“Pemberian bantuan dari pemerintah juga seperti biaya sekolah anak gratis, itu masuk dalam pendapatan juga, tapi ketika ditanya mereka suka lupa bahkan tidak menjawab. Makanya, pola konsumsi yang kami gunakan mengikuti lembaga survey Internasional (PBB),” terangnya.
Meski begitu, Sidik menilai survey yang dilakukan BPS memang tidak sampai tingkat RT dan RW, bahkan bertanya satu persatu. Alasannya, selain SDM dan anggaran yang terbatas juga kepentingan BPS tidak memiliki tendensi hingga wilayah terkecil, melainkan hanya mengambil sempel kemudian dicocokkan sebagai statistik dasar untuk disajikan ke tingkat provinsi dan nasional.

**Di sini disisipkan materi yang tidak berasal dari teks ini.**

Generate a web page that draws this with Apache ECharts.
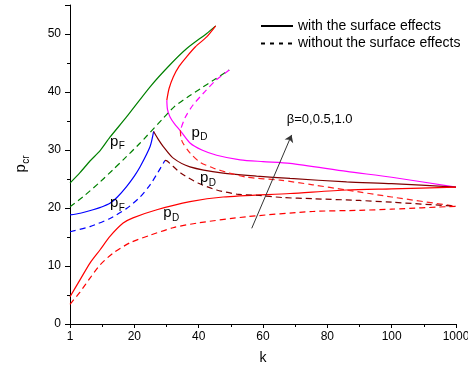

“BPS hanya menentukannya dengan rasio kemudian mengambil sampel dan memastikan berapa persentasenya,” terangnya.
Sidik mengaku, survei biasanya dilakukan dua kali dalam setahun, Maret dan September. Sedangkan hasilnya akan publis di tahun berikutnya. Misalnya, survei 2016 BPS Kota Bandung akan merilis hasilnya pada triwulan pertama, April 2017.
“Hasil survey memang butuh waktu untuk disajikan hingga berbentuk data, makanya prosesnya sedikit lama,” pungkasnya.